**Work to complete**
Quote word for word the lines below, beginning with the first and ending with the one that has "const barColors: string[]". Drop the pictures.

═══

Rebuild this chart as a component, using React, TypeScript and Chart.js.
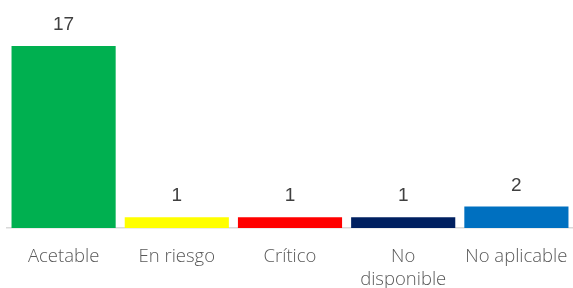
import React, { useEffect, useRef } from "react";
import { Chart, registerables } from "chart.js";

Chart.register(...registerables);

const categories: (string | string[])[] = ["Acetable", "En riesgo", "Crítico", ["No", "disponible"], "No aplicable"];
const values: number[] = [17, 1, 1, 1, 2];
const barColors: string[] = ["#00B050", "#FFFF00", "#FF0000", "#002060", "#0070C0"];

const valueLabels = {
  id: "valueLabels",
  afterDatasetsDraw(chart: any) {
    const ctx = chart.ctx;
    const meta = chart.getDatasetMeta(0);
    ctx.save();
    ctx.font = "19px 'Liberation Sans', Arial, sans-serif";
    ctx.fillStyle = "#404040";
    ctx.textAlign = "center";
    ctx.textBaseline = "alphabetic";
    meta.data.forEach((bar: any, i: number) => {
      ctx.fillText(String(values[i]), bar.x, bar.y - 16);
    });
    ctx.restore();
  },
};

export default function App() {
  const ref = useRef<HTMLCanvasElement>(null);
  useEffect(() => {
    const chart = new Chart(ref.current!, {
      type: "bar",
      data: {
        labels: categories,
        datasets: [
          {
            data: values,
            backgroundColor: barColors,
            barPercentage: 0.92,
            categoryPercentage: 1,
          },
        ],
      },
      options: {
        animation: false,
        responsive: false,
        maintainAspectRatio: false,
        layout: { padding: { top: 14, left: 7, right: 0, bottom: 0 } },
        plugins: { legend: { display: false }, tooltip: { enabled: false } },
        scales: {
          y: { display: false, min: 0, max: 20 },
          x: {
            grid: { display: false, drawTicks: false },
            border: { display: true, color: "#D9D9D9", width: 1.5 },
            afterFit: (scale: any) => {
              scale.height = 60;
              scale.paddingLeft = 0;
              scale.paddingRight = 0;
            },
            ticks: {
              padding: 17,
              color: "#595959",
              maxRotation: 0,
              autoSkip: false,
              font: { family: "'Open Sans', sans-serif", size: 18.5, weight: "300", lineHeight: 1.25 },
            },
          },
        },
      },
      plugins: [valueLabels],
    });
    return () => chart.destroy();
  }, []);
  return (
    <div style={{ position: "fixed", left: 0, top: 0, width: 573, height: 288, background: "#fff" }}>
      <canvas ref={ref} width={573} height={288} style={{ display: "block" }} />
    </div>
  );
}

═══

**Result below**
Rebuild this chart as a component, using React, TypeScript and Chart.js.
import React, { useEffect, useRef } from "react";
import { Chart, registerables } from "chart.js";

Chart.register(...registerables);

const categories: (string | string[])[] = ["Acetable", "En riesgo", "Crítico", ["No", "disponible"], "No aplicable"];
const values: number[] = [17, 1, 1, 1, 2];
const barColors: string[] = ["#00B050", "#FFFF00", "#FF0000", "#002060", "#0070C0"];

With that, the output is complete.